How to Make Durable Toys Last Longer
Even strong toys fail faster when they are available all day. Cats often value novelty, movement, and timing more than constant access.
- Rotate toys: keep most toys stored and bring out only a few per day.
- Separate supervised and solo toys: wands, feathers, electronic toys, and string-like toys should not live on the floor for a rough cat.
- End play with a catch: after chase play, let the cat grab a kicker or eat a small treat so the session resolves.
- Use the room: boxes with handles removed, tunnels, perches, and safe hiding spots make ordinary toys feel new.
- Wash and dry properly: trapped moisture can weaken fabric, stuffing, and adhesive.
- Trim nails when appropriate: regular nail care can reduce snagging, but ask a groomer or veterinarian if you are unsure how to do it safely.
For a broader weekly plan, see Titan Claws’ cat enrichment activities guide. If your cat specifically likes to gnaw, the chewy cat toys guide is a better next read.
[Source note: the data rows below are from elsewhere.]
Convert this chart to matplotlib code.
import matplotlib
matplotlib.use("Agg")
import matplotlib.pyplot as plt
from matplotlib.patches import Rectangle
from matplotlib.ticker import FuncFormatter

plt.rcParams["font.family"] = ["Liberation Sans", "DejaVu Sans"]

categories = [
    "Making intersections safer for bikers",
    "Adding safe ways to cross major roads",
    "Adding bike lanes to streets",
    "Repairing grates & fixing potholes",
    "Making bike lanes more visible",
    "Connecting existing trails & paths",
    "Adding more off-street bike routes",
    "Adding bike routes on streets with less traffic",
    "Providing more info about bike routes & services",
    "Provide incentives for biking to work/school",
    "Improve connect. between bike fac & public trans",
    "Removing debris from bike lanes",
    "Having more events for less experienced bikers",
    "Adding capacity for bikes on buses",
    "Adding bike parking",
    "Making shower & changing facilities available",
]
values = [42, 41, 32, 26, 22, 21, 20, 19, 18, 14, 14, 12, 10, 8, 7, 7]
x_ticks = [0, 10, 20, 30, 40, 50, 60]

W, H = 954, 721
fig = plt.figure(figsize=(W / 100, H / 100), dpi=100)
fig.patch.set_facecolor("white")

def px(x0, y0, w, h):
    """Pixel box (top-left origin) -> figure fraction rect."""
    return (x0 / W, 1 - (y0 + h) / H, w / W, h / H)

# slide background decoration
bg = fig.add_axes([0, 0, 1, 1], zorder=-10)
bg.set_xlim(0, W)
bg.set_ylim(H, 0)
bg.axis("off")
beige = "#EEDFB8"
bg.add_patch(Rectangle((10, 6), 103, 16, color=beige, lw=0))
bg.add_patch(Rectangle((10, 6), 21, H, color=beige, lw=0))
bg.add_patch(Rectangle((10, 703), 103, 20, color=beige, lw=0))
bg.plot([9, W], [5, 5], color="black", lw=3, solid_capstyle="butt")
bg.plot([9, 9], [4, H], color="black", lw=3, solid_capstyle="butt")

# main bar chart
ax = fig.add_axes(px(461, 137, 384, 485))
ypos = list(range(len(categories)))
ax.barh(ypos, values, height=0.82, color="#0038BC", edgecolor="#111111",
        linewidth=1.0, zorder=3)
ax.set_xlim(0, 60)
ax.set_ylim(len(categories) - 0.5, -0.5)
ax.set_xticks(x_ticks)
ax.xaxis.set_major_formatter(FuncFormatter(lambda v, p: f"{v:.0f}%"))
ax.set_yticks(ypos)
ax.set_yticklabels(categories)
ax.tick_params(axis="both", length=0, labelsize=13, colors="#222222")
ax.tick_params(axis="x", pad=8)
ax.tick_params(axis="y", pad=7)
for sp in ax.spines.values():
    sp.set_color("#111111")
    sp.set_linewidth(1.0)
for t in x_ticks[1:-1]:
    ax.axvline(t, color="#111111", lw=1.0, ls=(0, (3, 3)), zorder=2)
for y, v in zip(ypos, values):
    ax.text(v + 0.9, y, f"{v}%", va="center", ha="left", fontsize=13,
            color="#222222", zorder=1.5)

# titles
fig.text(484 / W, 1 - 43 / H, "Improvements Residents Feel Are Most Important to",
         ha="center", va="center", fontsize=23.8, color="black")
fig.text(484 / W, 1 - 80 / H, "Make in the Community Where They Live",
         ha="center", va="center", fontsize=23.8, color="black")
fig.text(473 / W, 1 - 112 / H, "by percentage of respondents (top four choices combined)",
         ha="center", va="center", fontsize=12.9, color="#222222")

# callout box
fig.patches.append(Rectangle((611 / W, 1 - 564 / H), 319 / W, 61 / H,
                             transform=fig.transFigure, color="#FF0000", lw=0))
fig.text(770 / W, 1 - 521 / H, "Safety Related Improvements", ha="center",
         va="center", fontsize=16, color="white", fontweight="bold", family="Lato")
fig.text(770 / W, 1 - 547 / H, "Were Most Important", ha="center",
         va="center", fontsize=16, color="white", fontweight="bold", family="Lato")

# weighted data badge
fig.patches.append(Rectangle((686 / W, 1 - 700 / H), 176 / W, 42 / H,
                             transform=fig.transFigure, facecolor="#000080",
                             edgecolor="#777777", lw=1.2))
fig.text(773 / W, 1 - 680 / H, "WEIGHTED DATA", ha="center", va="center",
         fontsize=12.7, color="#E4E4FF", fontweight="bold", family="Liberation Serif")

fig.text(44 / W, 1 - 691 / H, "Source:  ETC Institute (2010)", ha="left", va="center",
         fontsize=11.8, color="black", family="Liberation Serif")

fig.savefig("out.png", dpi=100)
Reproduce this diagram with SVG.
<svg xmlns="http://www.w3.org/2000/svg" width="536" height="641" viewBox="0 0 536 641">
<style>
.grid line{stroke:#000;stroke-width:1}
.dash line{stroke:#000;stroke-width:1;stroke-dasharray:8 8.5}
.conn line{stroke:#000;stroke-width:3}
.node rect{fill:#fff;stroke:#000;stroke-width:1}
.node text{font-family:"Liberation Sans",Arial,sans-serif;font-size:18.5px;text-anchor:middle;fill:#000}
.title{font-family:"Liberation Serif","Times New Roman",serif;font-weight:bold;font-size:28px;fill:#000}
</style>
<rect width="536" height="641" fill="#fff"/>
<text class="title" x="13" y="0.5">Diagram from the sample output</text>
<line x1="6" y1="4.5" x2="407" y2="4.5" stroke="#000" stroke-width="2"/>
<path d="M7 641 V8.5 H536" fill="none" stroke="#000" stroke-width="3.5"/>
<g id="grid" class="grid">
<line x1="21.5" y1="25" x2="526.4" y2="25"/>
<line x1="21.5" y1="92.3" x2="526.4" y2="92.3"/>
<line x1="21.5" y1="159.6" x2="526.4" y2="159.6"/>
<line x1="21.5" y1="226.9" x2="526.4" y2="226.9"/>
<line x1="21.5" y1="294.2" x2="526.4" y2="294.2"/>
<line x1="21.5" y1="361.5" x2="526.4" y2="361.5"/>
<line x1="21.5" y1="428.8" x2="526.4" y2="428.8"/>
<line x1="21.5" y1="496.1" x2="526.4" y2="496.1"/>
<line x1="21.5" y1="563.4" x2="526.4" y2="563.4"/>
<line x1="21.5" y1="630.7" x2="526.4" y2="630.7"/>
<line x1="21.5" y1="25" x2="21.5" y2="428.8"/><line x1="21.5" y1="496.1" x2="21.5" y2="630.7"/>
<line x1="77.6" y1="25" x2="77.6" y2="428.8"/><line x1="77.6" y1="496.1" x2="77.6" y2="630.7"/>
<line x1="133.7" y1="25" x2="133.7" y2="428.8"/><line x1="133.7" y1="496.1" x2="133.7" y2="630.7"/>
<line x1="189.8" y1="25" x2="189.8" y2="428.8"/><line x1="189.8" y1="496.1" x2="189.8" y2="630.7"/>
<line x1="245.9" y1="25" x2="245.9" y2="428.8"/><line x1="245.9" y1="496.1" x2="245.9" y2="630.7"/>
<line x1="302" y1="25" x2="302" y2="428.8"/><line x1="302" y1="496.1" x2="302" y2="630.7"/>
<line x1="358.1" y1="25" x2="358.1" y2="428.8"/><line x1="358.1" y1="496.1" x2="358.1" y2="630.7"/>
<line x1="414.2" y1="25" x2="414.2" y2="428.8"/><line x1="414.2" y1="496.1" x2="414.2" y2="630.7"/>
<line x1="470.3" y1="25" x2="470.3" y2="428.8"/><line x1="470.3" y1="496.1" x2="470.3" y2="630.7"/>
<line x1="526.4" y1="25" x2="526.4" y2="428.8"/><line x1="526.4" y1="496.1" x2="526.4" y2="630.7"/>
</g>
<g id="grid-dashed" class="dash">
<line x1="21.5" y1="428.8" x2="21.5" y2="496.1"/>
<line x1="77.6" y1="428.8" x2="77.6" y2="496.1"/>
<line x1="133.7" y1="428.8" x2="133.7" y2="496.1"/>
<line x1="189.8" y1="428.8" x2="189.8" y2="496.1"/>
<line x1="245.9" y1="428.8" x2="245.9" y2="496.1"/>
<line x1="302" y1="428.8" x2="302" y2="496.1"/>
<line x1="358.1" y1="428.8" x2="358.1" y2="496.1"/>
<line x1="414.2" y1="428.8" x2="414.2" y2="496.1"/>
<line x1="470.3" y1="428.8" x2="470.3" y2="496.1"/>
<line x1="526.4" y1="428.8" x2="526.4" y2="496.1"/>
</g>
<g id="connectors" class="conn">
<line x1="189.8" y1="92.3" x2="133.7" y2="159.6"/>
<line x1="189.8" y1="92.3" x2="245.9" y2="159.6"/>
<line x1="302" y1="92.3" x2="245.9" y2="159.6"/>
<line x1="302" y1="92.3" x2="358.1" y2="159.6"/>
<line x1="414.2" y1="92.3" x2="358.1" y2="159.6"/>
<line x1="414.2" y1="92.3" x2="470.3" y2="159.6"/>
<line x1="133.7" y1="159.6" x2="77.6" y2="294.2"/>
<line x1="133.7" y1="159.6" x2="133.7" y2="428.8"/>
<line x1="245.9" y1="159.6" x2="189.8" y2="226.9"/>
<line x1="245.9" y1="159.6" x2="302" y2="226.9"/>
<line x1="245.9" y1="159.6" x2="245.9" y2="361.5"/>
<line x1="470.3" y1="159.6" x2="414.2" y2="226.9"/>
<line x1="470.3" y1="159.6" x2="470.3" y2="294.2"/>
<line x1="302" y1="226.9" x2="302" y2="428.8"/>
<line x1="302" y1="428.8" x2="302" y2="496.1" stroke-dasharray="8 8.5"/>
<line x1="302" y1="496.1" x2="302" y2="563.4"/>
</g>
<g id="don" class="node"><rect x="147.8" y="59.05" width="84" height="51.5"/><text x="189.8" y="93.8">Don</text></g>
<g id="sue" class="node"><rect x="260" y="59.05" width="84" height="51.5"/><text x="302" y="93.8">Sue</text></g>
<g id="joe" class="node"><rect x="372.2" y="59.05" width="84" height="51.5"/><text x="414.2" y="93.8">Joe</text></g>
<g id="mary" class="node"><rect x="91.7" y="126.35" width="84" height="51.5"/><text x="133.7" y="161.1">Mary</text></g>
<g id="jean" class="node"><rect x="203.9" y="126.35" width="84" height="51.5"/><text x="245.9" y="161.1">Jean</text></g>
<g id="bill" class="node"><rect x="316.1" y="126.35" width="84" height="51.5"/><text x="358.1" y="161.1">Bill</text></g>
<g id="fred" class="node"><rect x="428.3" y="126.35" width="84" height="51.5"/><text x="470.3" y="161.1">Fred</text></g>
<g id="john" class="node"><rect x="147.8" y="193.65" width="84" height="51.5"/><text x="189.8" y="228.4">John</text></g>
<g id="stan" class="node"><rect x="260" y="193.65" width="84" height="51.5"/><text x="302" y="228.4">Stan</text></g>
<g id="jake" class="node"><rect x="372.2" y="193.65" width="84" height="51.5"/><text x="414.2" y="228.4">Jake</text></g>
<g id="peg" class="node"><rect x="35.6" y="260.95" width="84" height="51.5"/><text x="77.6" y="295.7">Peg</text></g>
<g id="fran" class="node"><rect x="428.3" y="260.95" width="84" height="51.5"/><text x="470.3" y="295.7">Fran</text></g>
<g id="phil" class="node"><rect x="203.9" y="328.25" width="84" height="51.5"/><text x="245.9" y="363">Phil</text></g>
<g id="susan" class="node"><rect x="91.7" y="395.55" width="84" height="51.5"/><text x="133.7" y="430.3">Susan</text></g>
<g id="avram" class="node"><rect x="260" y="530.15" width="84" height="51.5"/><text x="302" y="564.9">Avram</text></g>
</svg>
What to Avoid When Shopping
Skip toys that make big claims but hide the details. “Tough” is less useful than a product page that shows size, material, stitching, replacement parts, cleaning instructions, and warnings. Be skeptical of any toy described as indestructible without explaining what was tested and how.
For rough cats, be extra cautious with:
- tiny plush mice with glued-on eyes or noses;
- thin feather refills that shed quickly;
- long strings, yarn, ribbon, or elastic left available without supervision;
- cheap plastic that cracks into sharp edges;
- small bells, beads, magnets, button batteries, or removable caps;
- electronic toys with exposed ports, weak battery doors, or reachable cables;
- thin fabric toys with loose stuffing and no clear cleaning instructions.
Owner reviews can help, but read them for failure patterns. One cat’s five-star toy may be another cat’s five-minute teardown. Search the reviews for words like seam, stuffing, feather, string, battery, broke, swallowed, chewed, and supervised.
Quick Durable Cat Toy Checklist
- Does the toy match your cat’s main play style: chase, bat, kick, chew, or forage?
- Is it too large to swallow whole?
- Are the seams reinforced or protected?
- Are there any small parts your cat can pull off?
- Can you clean it?
- Can you inspect every likely failure point?
- Is it a supervised toy or a safe solo toy for your specific cat?
- Do low-star reviews show the same failure mode your cat usually creates?
- Will you retire it as soon as stuffing, sharp edges, loose pieces, or deep bite damage appear?
Durable cat toys are worth buying when they make play safer, more satisfying, and less wasteful. Start with your cat’s real behavior, choose simpler and stronger construction, supervise risky formats, rotate toys, and inspect damage early. The winning toy is not the one with the boldest claim. It is the one that still looks safe after your cat has played the way your cat actually plays.